Exercise brief
Exactly as written, quote every line that follows, skipping the images.

▬▬▬▬▬▬

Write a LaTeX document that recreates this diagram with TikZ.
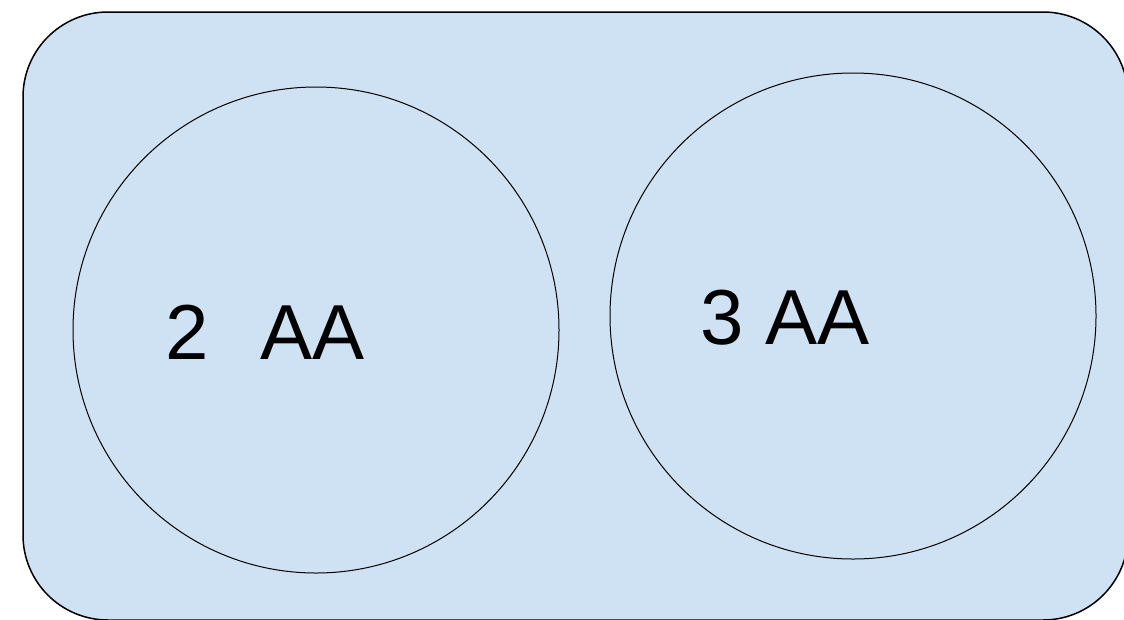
\documentclass[tikz,border=0pt]{standalone}
\usepackage{fontspec}
\setmainfont{Liberation Sans}
\definecolor{paleblue}{HTML}{CFE2F3}
\tikzset{
  ring/.style={draw=black, circle, minimum size=486pt, inner sep=0pt, line width=1pt},
  count/.style={anchor=base west, inner sep=0pt, font=\fontsize{78}{90}\selectfont}
}

\begin{document}
\begin{tikzpicture}[x=1pt,y=-1pt]
\useasboundingbox (0,0) rectangle (1124,619);
\begin{scope}
    \clip (0,0) rectangle (1124,619);
    \draw[fill=paleblue, line width=1.5pt, rounded corners=85pt] (23,12) rectangle (1128,620);
\end{scope}

\begin{scope}
    \node[ring] (L) at (316,330) {};
    \node[ring] (R) at (853,316) {};

    \node[count] (twoAA) at (165,359) {2\hspace{51.6pt}AA};
    \node[count] (threeAA) at (700,344) {3 AA};
\end{scope}
\end{tikzpicture}
\end{document}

▬▬▬▬▬▬

Solution
Write a LaTeX document that recreates this diagram with TikZ.
\documentclass[tikz,border=0pt]{standalone}
\usepackage{fontspec}
\setmainfont{Liberation Sans}
\definecolor{paleblue}{HTML}{CFE2F3}
\tikzset{
  ring/.style={draw=black, circle, minimum size=486pt, inner sep=0pt, line width=1pt},
  count/.style={anchor=base west, inner sep=0pt, font=\fontsize{78}{90}\selectfont}
}

\begin{document}
\begin{tikzpicture}[x=1pt,y=-1pt]
\useasboundingbox (0,0) rectangle (1124,619);
\begin{scope}
    \clip (0,0) rectangle (1124,619);
    \draw[fill=paleblue, line width=1.5pt, rounded corners=85pt] (23,12) rectangle (1128,620);
\end{scope}

\begin{scope}
    \node[ring] (L) at (316,330) {};
    \node[ring] (R) at (853,316) {};

    \node[count] (twoAA) at (165,359) {2\hspace{51.6pt}AA};
    \node[count] (threeAA) at (700,344) {3 AA};
\end{scope}
\end{tikzpicture}
\end{document}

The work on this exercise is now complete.